« Je ne compte pas mes emprunts, je les pèse… » disait Montaigne à propos de son travail littéraire. C’est qu’il se plaignait sans cesse de son « incroyable défaut de mémoire », « sa conscience ne retenant rien des états qu’elle a traversés ». « A chaque instant nous recommençons à vivre » continuait-il en souriant à demi. Pour mieux retenir la leçon des sagesses antiques il se met à annoter en marge des ouvrages qu’il lit ce qui finira par composer la matière des Essais – réunis comme en une « marqueterie mal jointe ». Enfin, à 38 ans, pour devenir lui-même, Montaigne rentre en « oisiveté ».
Lui aussi, tout autant que nous peut-être, vit à l’époque de grandes pestes mimétiques, où la sensation refoulée d’imitation se double d’une volonté affichée d’authenticité, de culte de la vraie foi, du tri barbare entre les nôtres et les vôtres. Rentrer en oisiveté – otium, terme latin généralement utilisé à l’époque – c’était se retirer des affaires (negotium) et cela n’était pas si rare pour les diplomates, les gens riches, ou les intellectuels. C’était un temps fait de méditations et de recherches studieuses, une retraite épisodique, parfois définitive. Et se délaisser définitivement des charges du monde, c’est ce que Montaigne voulait au départ, mais le monde et ses guerres allaient encore le rattraper. Il faudra la peste pour qu’il puisse enfin s’enfuir.
Il compare ce qu’il écrit à des « crotesques : qui sont peintures fantasques, n’ayans grâce qu’en la variété et estrangeté (…) rappiecez de divers membres, sans certaine figure, n’ayans ordre, suite, ny proportion que fortuite… » Il veut se peindre nu, sans fard, ni fardeau. Ecrire non pas l’être mais le passage : c’est dire les mouvements par lequel l’être quitte l’être. Fluxions, nuances, fruition de l’instant, variations perpétuelles. Vivre c’est se sentir mourir. Se peindre soi. C’est aussi peindre ce qui n’est pas soi en soi. Cette mixture. Cette bigarrerie des choses qui nous composent. Pour son livre sans « composition », on dit qu’il a lu les Nuits Attiques d’Aulu-Gelle, et que lui a plu ce mélange d’anecdotes, de notes et de digressions qui ressemblent à une conversation que l’on tient pour se désennuyer des longues soirées d’hiver.
« Dans la vie il n’y a pas de sujets bien tranchés : tout y est mêlé, le profond et le mesquin, le tragique et le ridicule » écrivit Anton Tchekhov à Alexandre Kouprine. Montaigne le sait déjà. Il note le ridicule de ses actions au cœur sublime de ses discours : « J’ay fait ce que j’ay voulu. Tout le monde me reconnait en mon livre, & mon livre en moy.
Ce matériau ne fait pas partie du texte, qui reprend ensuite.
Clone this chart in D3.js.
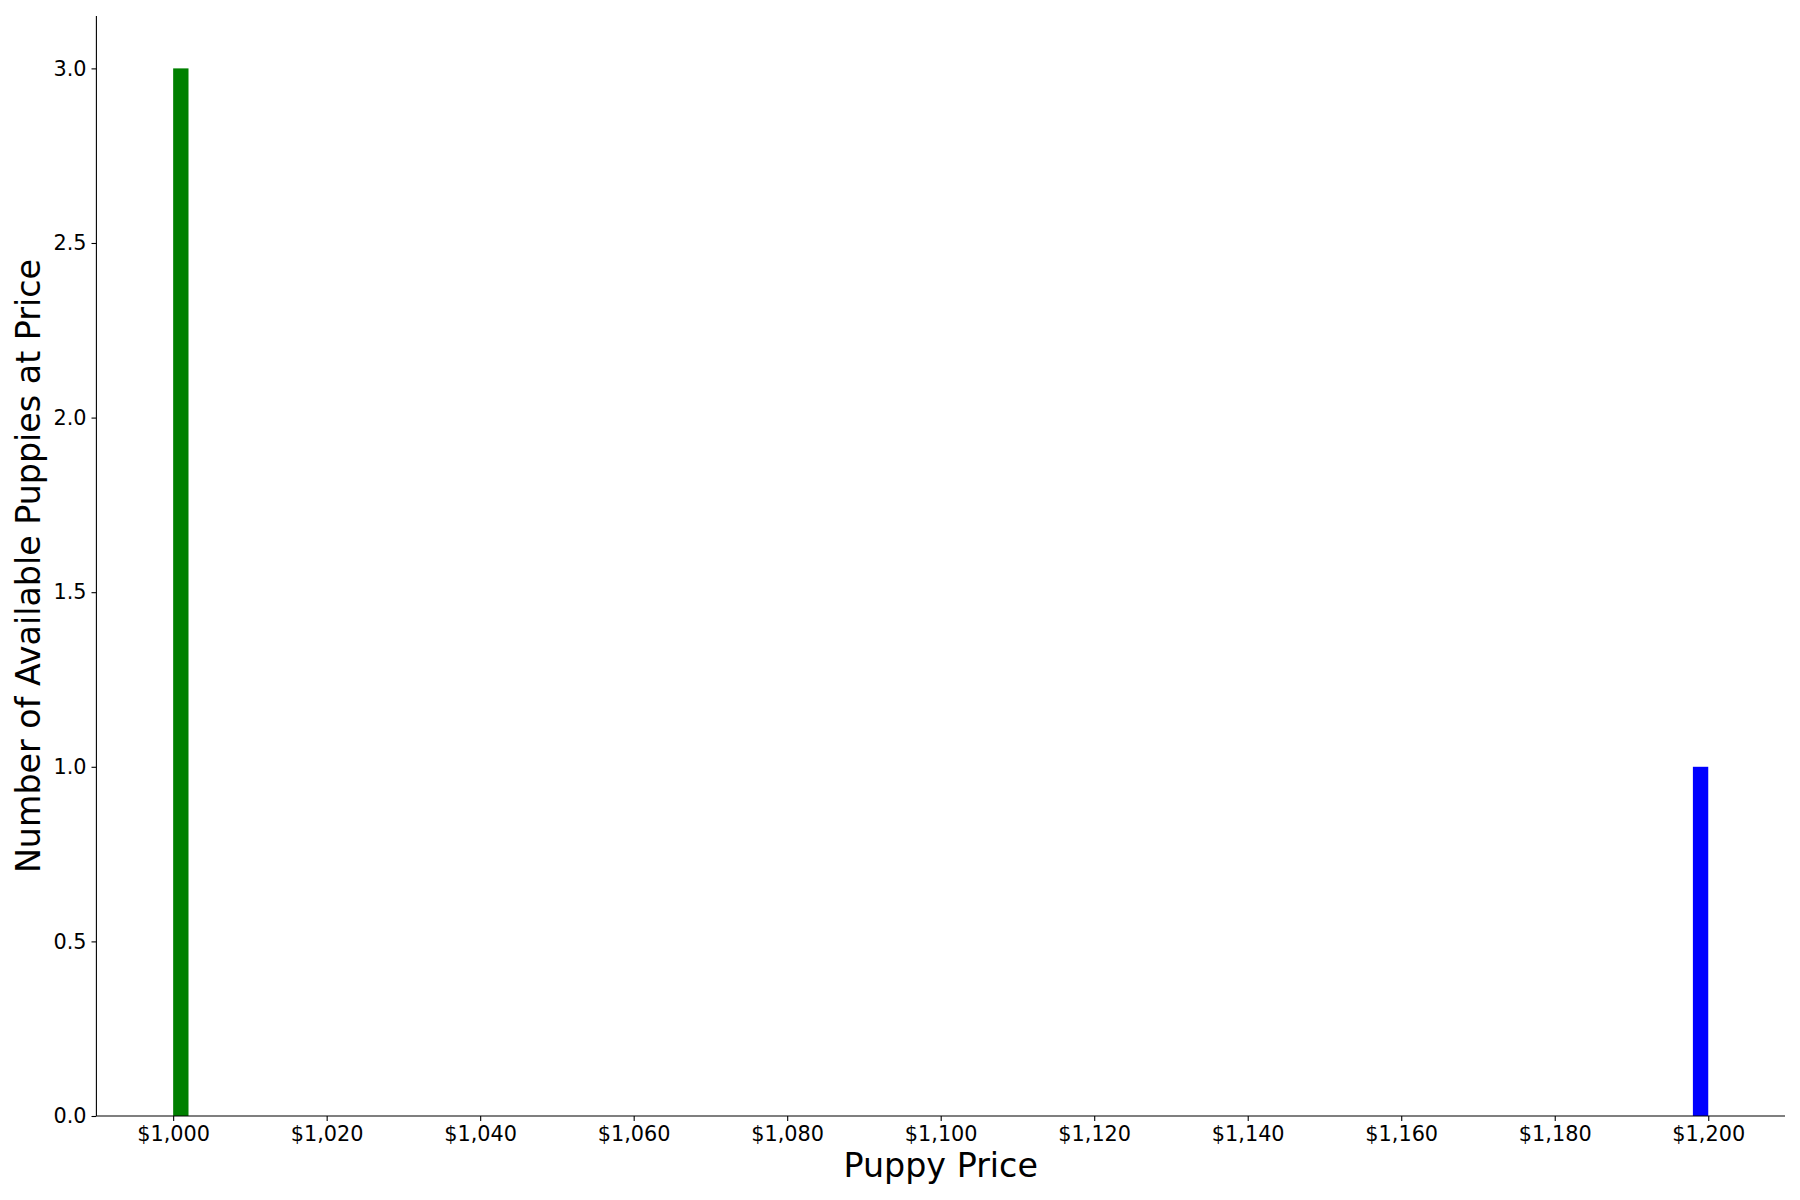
<!DOCTYPE html>
<html>
<head>
<meta charset="utf-8">
<script src="https://cdn.jsdelivr.net/npm/d3@7"></script>
<style>
  body { margin: 0; background: #fff; }
  svg { display: block; font-family: "DejaVu Sans", sans-serif; }
</style>
</head>
<body>
<div id="chart"></div>
<script>
// histogram bins that have puppies in them (bin width $2)
const binStart = [1000, 1198];
const binEnd = [1002, 1200];
const counts = [3, 1];
const barColors = ['green', 'blue'];

const xTicks = [1000, 1020, 1040, 1060, 1080, 1100, 1120, 1140, 1160, 1180, 1200];
const yTicks = [0, 0.5, 1.0, 1.5, 2.0, 2.5, 3.0];

const width = 1800, height = 1200;
const margin = {top: 16, right: 15, bottom: 84, left: 96.4};

const svg = d3.select('#chart').append('svg')
    .attr('width', width)
    .attr('height', height);

const x = d3.scaleLinear()
    .domain([990, 1210])
    .range([margin.left, width - margin.right]);

const y = d3.scaleLinear()
    .domain([0, 3.15])
    .range([height - margin.bottom, margin.top]);

const bins = binStart.map((s, i) => ({s, e: binEnd[i], n: counts[i], c: barColors[i]}));

// bars
svg.append('g')
    .selectAll('rect')
    .data(bins)
    .join('rect')
    .attr('x', d => x(d.s))
    .attr('width', d => x(d.e) - x(d.s))
    .attr('y', d => y(d.n))
    .attr('height', d => y(0) - y(d.n))
    .attr('fill', d => d.c);

const fmt = d => '$' + d3.format(',')(d);

// x axis
const gx = svg.append('g')
    .attr('transform', `translate(0,${y(0)})`)
    .call(d3.axisBottom(x).tickValues(xTicks).tickFormat(fmt).tickSize(4.9).tickPadding(4.9));

// y axis
const gy = svg.append('g')
    .attr('transform', `translate(${x.range()[0]},0)`)
    .call(d3.axisLeft(y).tickValues(yTicks).tickFormat(d3.format('.1f')).tickSize(4.9).tickPadding(4.9));

[gx, gy].forEach(g => {
    g.select('.domain').attr('stroke', '#000').attr('stroke-width', 1.1);
    g.selectAll('.tick line').attr('stroke', '#000').attr('stroke-width', 1.1);
    g.selectAll('.tick text')
        .attr('fill', '#000')
        .style('font-family', '"DejaVu Sans", sans-serif')
        .style('font-size', '20.8px');
});
// matplotlib-style axis: no end caps
gx.select('.domain').attr('d', `M${x.range()[0]},0H${x.range()[1]}`);
gy.select('.domain').attr('d', `M0,${y.range()[0]}V${y.range()[1]}`);

// axis titles
svg.append('text')
    .attr('x', (x.range()[0] + x.range()[1]) / 2)
    .attr('y', 1177)
    .attr('text-anchor', 'middle')
    .style('font-size', '33.3px')
    .text('Puppy Price');

svg.append('text')
    .attr('transform', `translate(40,${(y.range()[0] + y.range()[1]) / 2}) rotate(-90)`)
    .attr('text-anchor', 'middle')
    .style('font-size', '33.3px')
    .text('Number of Available Puppies at Price');
</script>
</body>
</html>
Or j’ay une condition singeresse & imitatrice : quand je me meslois de faire des vers, & n’en fis jamais que des latins, ils accusaient évidemment le poète que je venais dernièrement de lire: (…) Qui que je regarde avec attention, m’imprime facilement quelque chose du sien. Ce que je considère, je l’usurpe… »
Ces diversités d’être, ces scintillements, ces espaces logés toujours entre naître et mourir, cela ressemble à des scènes, à des espaces théâtraux. On sait qu’il a fait du théâtre au Collège jésuite de Guyenne, à Bordeaux. « Je ne sache point de meilleure école à former à la vie que de lui proposer incessamment la diversité de tant d’autres vies… » Sa double répugnance à revoir les mêmes lieux comme à répéter les mêmes pensées tient à cela : il s’agit d’accepter que le temps nous déploie au point presque de ne plus se reconnaître ; d’ailleurs, il « hait à se reconnaître ». Puisque seules les variations sont vraies. Etre c’est être d’un temps. Un climat. Le temps. « Je veux arrêter la promptitude de sa fuite par la promptitude de ma saisie. » écrit-il encore, faisant écho à sa lecture de Sénèque.